01-09-2007, 07:53 AM
Quote:That's the point, though. I can't just think of the good time. I mean, whenever I start hearing or thinking stuff about his FUNERAL or even him in particular, then I immediately start to become speechless and such soppy stuff.You will, in time. Though I know people that lost a loved one 30 years ago and still cry when they think of them. The pain will fade with time, but it will never go away.
Quote:And, I dare to think how I would be if I really GO to the Funeral. So... anyhow, it's this Thursday... I'm still trying to think of a message that I want to pass on so it can still be read. I want to at least say something for my grandfather. And, you know, without him, I probably wouldn't be the person I am today, since he made that much of an impact on me.That's not something we can help you with, but you can think what would your grandfather say if he could give his opinion on this. Would he have been upset if you didn't go? Or would he rather let you do what you feel? Ask this to yourself.

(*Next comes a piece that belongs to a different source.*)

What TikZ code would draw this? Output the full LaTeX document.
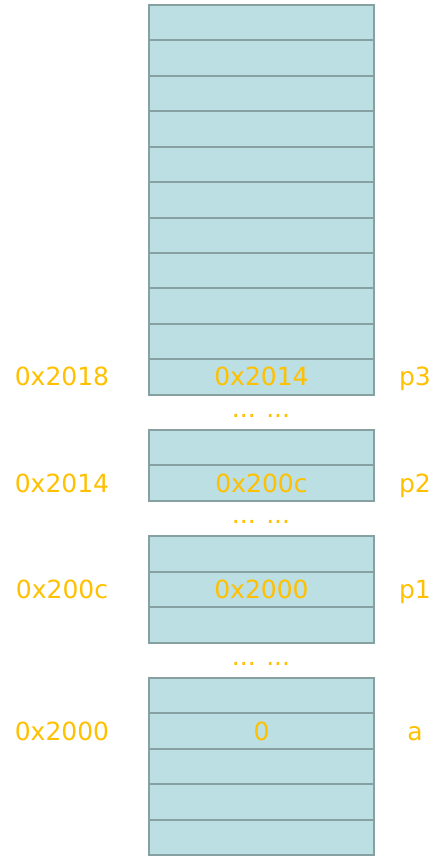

Quote:Most people the chance to see people before they die, yet I was not given the chance to see him till he did. Isn't that a reason to feel like this?That's not true. My grandfather died alone in a hospital bed while they were dializating him. We got to see him about half an hour earlier, but he did die alone. I'll never forgive the fucking physicians who would let us stay only a couple hours with a loved one in their last days.